Когда перечитываешь записанное, то вспоминаются все новые факты и положения, но, по здравому размыщлению, я решил не делать никаких добавлений в тексте. О том, что мне казалось важным, я поведал по возможности объективно, раздувать же свою научную автобиографию, по — моему, незачем.
Пожалуй, главное, о чем я по большей части умолчал, — это рассказ о друзьях и знакомых. Этот сюжет едва ли мог бы быть легко вплетен в ткань моего повествования, в центре которого остаются «бои за историю». К старости я потерял многих друзей. «Иных уж нет, а те далече». В моей записной книжке немало номеров телефонов, по которым уже некому звонить. Но дело не только в уходе из жизни друзей и коллег. Отношения с рядом лиц, длившиеся многие годы, прекратились, а горечь и досада остались, и здесь, пожалуй, не место говорить об этих разрывах. Решись я на подобные откровения, в «Истории историка» появилось бы немало желчи. А этого я хотел избежать. Ведь и без того читатель, вероятно, уже имел возможность убедиться, что автор наделен нелегким характером. Впрочем, я не исключаю того, что, если судьба дарует мне еще силы и время, я зафиксирую свою historia arcana и в ней кое кому не поздоровится.

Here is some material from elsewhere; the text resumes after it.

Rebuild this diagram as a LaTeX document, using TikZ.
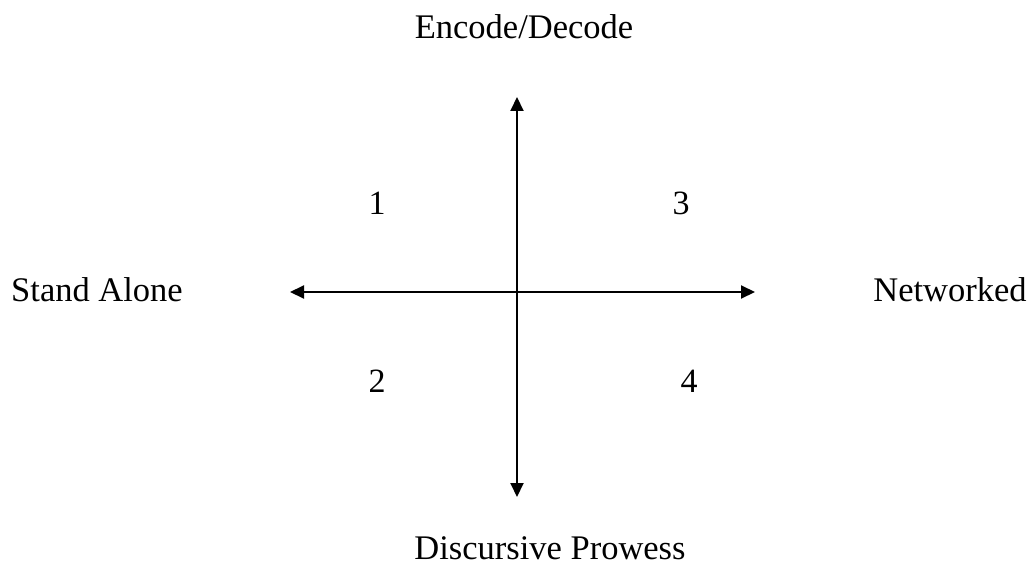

Возвращаясь к главному, я считаю нужным вновь подчеркнуть: необходимо сохранить память о потрясениях, пережитых нашей наукой и ее носителями. Совсем недавно, уже после того как я продиктовал свои мемуары, вышла в свет книга Е. В. Гутновой «Пережитое». Я был настолько поражен тенденциозностью и неискренностью ее воспоминаний, что опубликовал подробный их разбор («Историк среди руин». Средние века. Вып. 63. — М., 2002). Однако нет гарантий того, что и впредь наш читатель не столкнется с «кривыми» версиями истории отечественной исторической науки. Поэтому, завершая этот затянувшийся postscriptum, я призываю моих сверстников, сохранивших честную память о том, что нам довелось испытать, передать свой жизненный опыт новым поколениям историков.